While it is a symbiotic relationship, retailers frequently demand more compensation for selling lottery products. Lotteries cannot oblige easily. Many of the commission rates are set in stone via legislation. And even a 1% increase in retailer commission rates would result in millions of dollars being taken away from players’ pockets via prizes or the good causes lotteries support.
Lotteries often point that a ~5% commission is fair compensation. After all, selling lottery has few up-front costs for retailers. Retailers must sign up and purchase product, but aside from that, there is little additional accounting cost to become a lottery retailer.
However, retailer demands should not be dismissed out of hand as there are unseen costs. For instance, it takes retailers a longer time to deal with a lottery purchaser than a normal customer. In the highly competitive world of convenience stores, each additional second it takes for a transaction to go through is expensive.
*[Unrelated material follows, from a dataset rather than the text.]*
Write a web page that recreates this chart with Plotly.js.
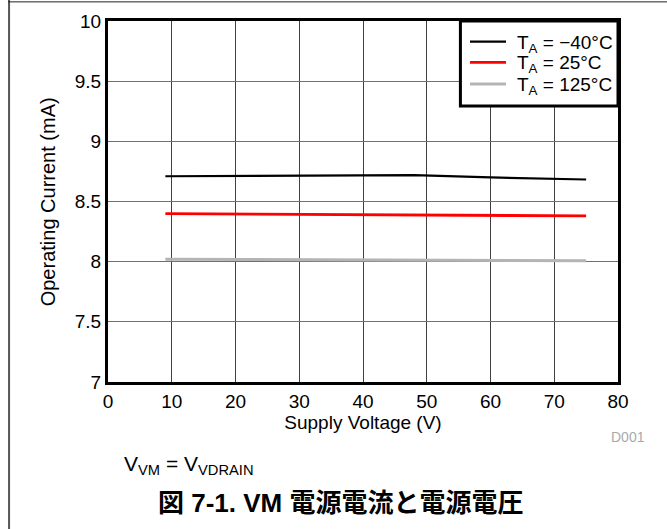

If one customer is taking longer to purchase multiple instant tickets, that can dissuade other customers from attempting to purchase other things or even coming back to the store.
“They are trying to redesign their stores to be bigger, better and faster because now everyone is in a hurry,” Presta said. “If we got into that realm of speeding up our transactions and helping them satisfy the customer, we’re going to be way more successful.”
There are also costs with security. Retailers surveyed by the NRF reported an average shrinkage of 1.38% for all products, which includes both employee and customer theft. A convenience store’s margin for profit on lottery sales is low relative to other products, but it’s made up by the large quantity that is sold. Unfortunately, when a low profit item is stolen, it requires a lot more product to be sold to make up for the loss in sales.
“Most retailers will tell you that lottery is vulnerable to shrinkage because of how the inventory is done,” Presta said. “From the operational standpoint, the dual terminal system is a problem inventory-wise and labor wise. Those two things create true shrink so if a 5% item is stolen now you have to sell 20 to get back to zero.”
“Inventorying those tickets every shift and …having multiple [store clerks] pulling out of the same dispenser… that causes problems as well because you don’t balance the tickets with your accounting system so you’re doing it by hand,” Presta continued.
There is validity to retailers’ arguments. But the solution needs to address lowering costs for the retailers rather than increasing the commission rate.
Presta pointed out how gasoline used to be similar: “Gasoline had a separate system outside the POS, you had a totalizer and you had to write down every fuel purchase to read a totalizer and then come back and total it up with what the pump said and see how it compared to what you rang up see if you were long or short. It was just a nightmare.”
He continued: “When we got all that information into the POS end of the register for the first time, we retailers felt like we had control of that category. And then the best retailers became those that used their new control to figure out how to sell more.”
“Retailers are fighting all those battles [shrinkage/labor] instead of trying to figure out how they can sell more lottery,” Presta said. “If they can feel like they can have control, they can reach new goals and make more money for both of us.”